A esas alturas se veía venir. Una curiosa filmación de la pelea muestra en sus minutos finales a un Willard venido arriba, hostigando a un Johnson cansado y huidizo. Los ánimos se enardecieron al verlo caer. Conmociones de dos bandos: alegrías versus tristezas.
Algunos aficionados no querían dar crédito al veredicto de sus ojos por lo que se habían jugado en apuestas. Una pregunta tomó el mando del aire: “¿Cómo sucedió?”. Como quien se queda sin aire bajo el agua, el coloso caído manoteaba bocarriba en el afán de cubrirse de los jabs que el sol lanzaba a sus pupilas. La imagen del instante sería juzgada de obscena, pues ningún boxeador en su noqueado juicio habría tenido ese gesto. Había Johnson encerrado.

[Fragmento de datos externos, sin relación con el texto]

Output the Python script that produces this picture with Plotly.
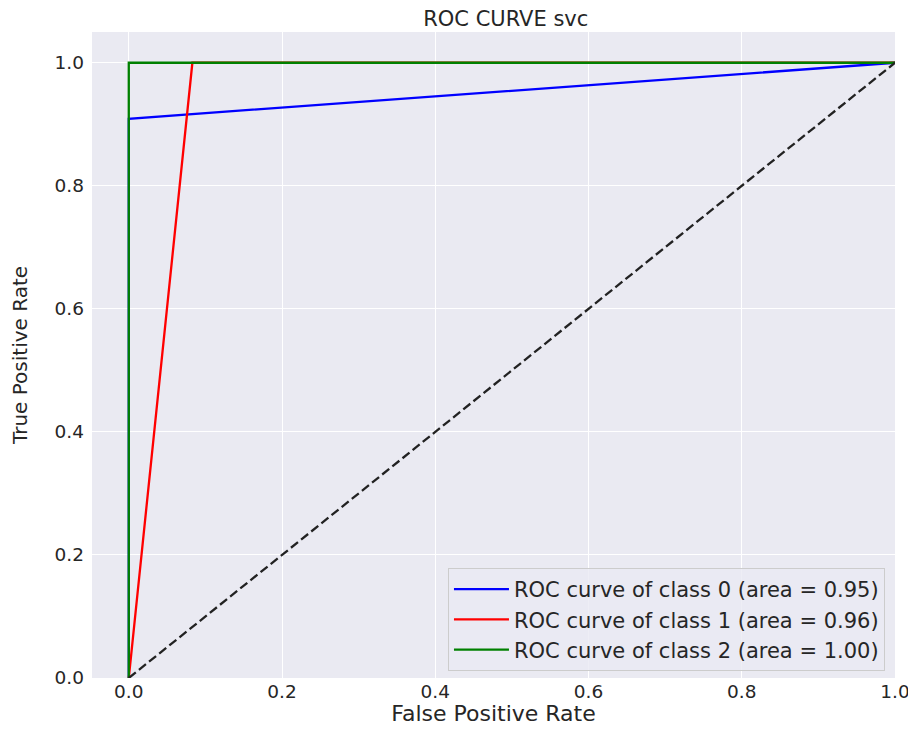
import plotly.graph_objects as go

fpr0 = [0.0, 0.0, 1.0]
tpr0 = [0.0, 0.909, 1.0]
fpr1 = [0.0, 0.083, 1.0]
tpr1 = [0.0, 1.0, 1.0]
fpr2 = [0.0, 0.0, 1.0]
tpr2 = [0.0, 1.0, 1.0]
diag_x = [0.0, 1.0]
diag_y = [0.0, 1.0]
names = ["ROC curve of class 0 (area = 0.95)",
         "ROC curve of class 1 (area = 0.96)",
         "ROC curve of class 2 (area = 1.00)"]
colors = ["blue", "red", "green"]
tick_vals = [0.0, 0.2, 0.4, 0.6, 0.8, 1.0]
tick_text = ["0.0", "0.2", "0.4", "0.6", "0.8", "1.0"]

fig = go.Figure()
for fx, ty, nm, c in zip([fpr0, fpr1, fpr2], [tpr0, tpr1, tpr2], names, colors):
    fig.add_trace(go.Scatter(x=fx, y=ty, mode="lines", name=nm,
                             line=dict(color=c, width=2.3)))
fig.add_trace(go.Scatter(x=diag_x, y=diag_y, mode="lines", showlegend=False,
                         line=dict(color="#222222", width=2.3, dash="9px,4px")))

fig.update_layout(
    width=916, height=732,
    margin=dict(l=84, r=29, t=24, b=62),
    paper_bgcolor="white",
    plot_bgcolor="#EAEAF2",
    font=dict(family="DejaVu Sans", size=18.5, color="#262626"),
    title=dict(text="ROC CURVE svc", x=472 / 916, xanchor="center", xref="paper",
               y=1 - 10.5 / 732, yanchor="middle",
               font=dict(size=21, color="#262626")),
    legend=dict(x=0.9875, y=0.011, xanchor="right", yanchor="bottom",
                bgcolor="rgba(234,234,242,0.8)", bordercolor="#CCCCCC", borderwidth=1,
                itemwidth=55, tracegroupgap=0,
                font=dict(size=21, color="#262626")),
    showlegend=True,
)
fig.update_xaxes(range=[-0.048, 1.0], tickvals=tick_vals, ticktext=tick_text,
                 showgrid=True, gridcolor="white", gridwidth=1.3, zeroline=False,
                 showline=False, ticks="", automargin=False,
                 title=dict(text="False Positive Rate", standoff=2, font=dict(size=22)))
fig.update_yaxes(range=[0.0, 1.05], tickvals=tick_vals, ticktext=tick_text,
                 showgrid=True, gridcolor="white", gridwidth=1.3, zeroline=False,
                 showline=False, ticks="", automargin=False, ticklabelstandoff=7,
                 title=dict(text="True Positive Rate", standoff=29, font=dict(size=20)))

fig.write_html("out.html")
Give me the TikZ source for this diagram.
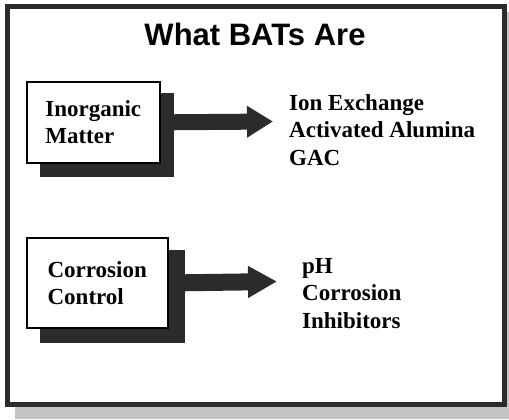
\documentclass[tikz,border=0pt]{standalone}
\usepackage{fontspec}
\setmainfont{Liberation Serif}
\newfontfamily\titlefont{Liberation Sans}
\usetikzlibrary{arrows.meta}
\definecolor{shade}{HTML}{2B2B2B}
\definecolor{band}{HTML}{C4C4C4}
\tikzset{
  shadowbox/.style={draw=none, fill=shade, inner sep=0pt, anchor=north west},
  itembox/.style={draw=black, line width=1.5bp, fill=white, inner sep=0pt, anchor=north west,
    align=left, font=\bfseries\fontsize{23bp}{27bp}\selectfont},
  listtext/.style={inner sep=0pt, anchor=base west, align=left,
    font=\bfseries\fontsize{23bp}{27.5bp}\selectfont},
  bigarrow/.style={draw=shade, line width=16bp, -{Triangle[length=26bp,width=30bp]}, shorten <=-0.5bp}
}
\begin{document}
\begin{tikzpicture}[x=1bp,y=-1bp]
\useasboundingbox (0,0) rectangle (509,419);
% gray page edge
\fill[band] (15,407) rectangle (509,419);
\fill[band] (506,12) rectangle (509,419);
% frame
\draw[line width=5bp, draw=shade] (7.5,6.5) rectangle (504.5,404.5);
% title
\node[anchor=base, inner sep=0pt, font=\titlefont\bfseries\fontsize{31bp}{36bp}\selectfont] (title) at (255,45) {What BATs Are};
% first row
\node[shadowbox, minimum width=134bp, minimum height=84bp] (sh1) at (40,93) {};
\node[itembox, minimum width=133bp, minimum height=81bp] (b1) at (26,81) {Inorganic\\Matter};
\coordinate (tip1) at (273,121.5);
\draw[bigarrow] (sh1.east |- b1.center) -- (tip1);
\node[listtext] (t1) at (289,165) {Ion Exchange\\Activated Alumina\\GAC};
% second row
\node[shadowbox, minimum width=145bp, minimum height=93bp] (sh2) at (40,250) {};
\node[itembox, minimum width=141bp, minimum height=90bp] (b2) at (26,237) {Corrosion\\Control};
\coordinate (tip2) at (277,281.5);
\draw[bigarrow, line width=17bp, -{Triangle[length=29bp,width=30bp]}] (sh2.east |- b2.center) -- (tip2);
\node[listtext] (t2) at (302,328) {pH\\Corrosion\\Inhibitors};
\end{tikzpicture}
\end{document}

Su espíritu estaba fracturado. Minutos antes, al recostarse a la esquina en uno de los descansos, había enfocado a las gradas como buscando amparo —¿o algo más?— en la mirada de su esposa. La blonda francesita hizo un guiño que luego sería interpretado como: “Ya tengo el money”. Entonces el gladiador asumió que la suerte estaba echada y aun tuvo el “gesto generoso” —así lo calificó el célebre repórter Víctor Muñoz— de pedir que su amada abandonara el escenario donde acto seguido él iba a entregar su dignidad, rodando dramáticamente por el suelo. ¿Aquello era una descarada obra teatral?
“Enseguida, ante 20 mil espectadores, entre los cuales figuraba el presidente, general Mario García Menocal, y el alcalde, general Fernando Freyre de Andrade, el campeón simuló no poder levantarse del impacto de un golpe del esponjoso Willard… Con la artificiosa caída, el título de los completos se blanqueó, y miles de racistas durmieron en paz”, firmaría en una crónica sobre el hecho el periodista Luis Sexto.

A fin de cuentas
Nada oculto bajo el sol: el pleito desencadenó un aluvión de sospechas y opiniones polémicas. Algunos periódicos comentaron que casi todo el público consiguió percatarse de la jugada. Y se sintieron estafados y ofendidos. Por más que el promotor Jack Curley hiciera la vista gorda y negara a los periodistas la burda transacción, lo mayoritariamente dicho y aceptado es que Jack Johnson vendió el fajín por 30 mil dólares.
Aunque perder su dinastía ante un boxeador de papeleta inferior debió ser excepcionalmente doloroso para un atleta tan seguro y orgulloso como Johnson, este se mostró decente en la derrota. Sobre el ring saludó con respeto a Willard y le deseó suerte, aconsejándole que cuidara de sí y de su dinero. Pero con el tiempo se amargó y olvidó los modales. Veintitrés años después haría una turbia confesión: “Muchachos, Jess Willard nunca me hubiera destronado. Con una mano atada a la cintura yo le hubiera noqueado en menos de diez rounds, pero la fuerza de las circunstancias me indujo a pecar”. Según alegaba, consintió el arreglo a cambio de regresar a su país y evitar los cargos criminales que pesaban en su contra.
Sin más prueba que su palabra, Johnson se aferraría a esa versión por el resto de su vida. Si bien en 1920 pudo volver a Estados Unidos, la promesa del indulto fue una burla y debió pasar un año entre rejas. En libertad llevó una longeva carrera y una vida bajo ataques. A los 68 años murió trágicamente al estrellar su auto contra un poste, tras salir furioso de un café donde le negaron el servicio. Aún se le considera uno de los mejores pesos pesados de todos los tiempos.

No fue menos víctima “la esperanza blanca”. Nunca recibió el reconocimiento que merecía por vencer al gran Johnson y menos desde que este hizo sus cuestionadas revelaciones. El Gigante de Pottawatomie fue campeón indiscutible hasta que en el verano de 1919 un tal Jack Dempsey le arrancó la corona mundial y varios dientes, dejándolo para más recuerdo con nariz y costillas rotas. (Willard siempre creyó que Dempsey había embutido algo en los guantes para endurecer sus golpes, pero no se probó). Tras retirarse del boxeo se dedicó al mundo del espectáculo, actuando en teatros, circos y películas. Falleció con 86 años a finales de 1968.

La victoria de Jess Willard sobre la leyenda Jack Johnson sigue siendo una de las mayores sorpresas en la historia del deporte de los puños…y las mañas. Algunos entendieron que ganó en buena lid, por su resistencia y pujanza. Para las mayorías fue el clásico tongo. Más de una vez el pugilismo se ha visto contra las cuerdas, acorralado por la mano enguantada de la corrupción infame y las mafias criminales. No por gusto el periodista especializado Jimmy Cannon llamó al boxeo “el barrio rojo de los deportes”. A lo largo del tiempo la credibilidad de muchos combates ha sido seriamente cuestionada, como aquella sonada pelea en Marianao que terminó siendo la farsa del siglo.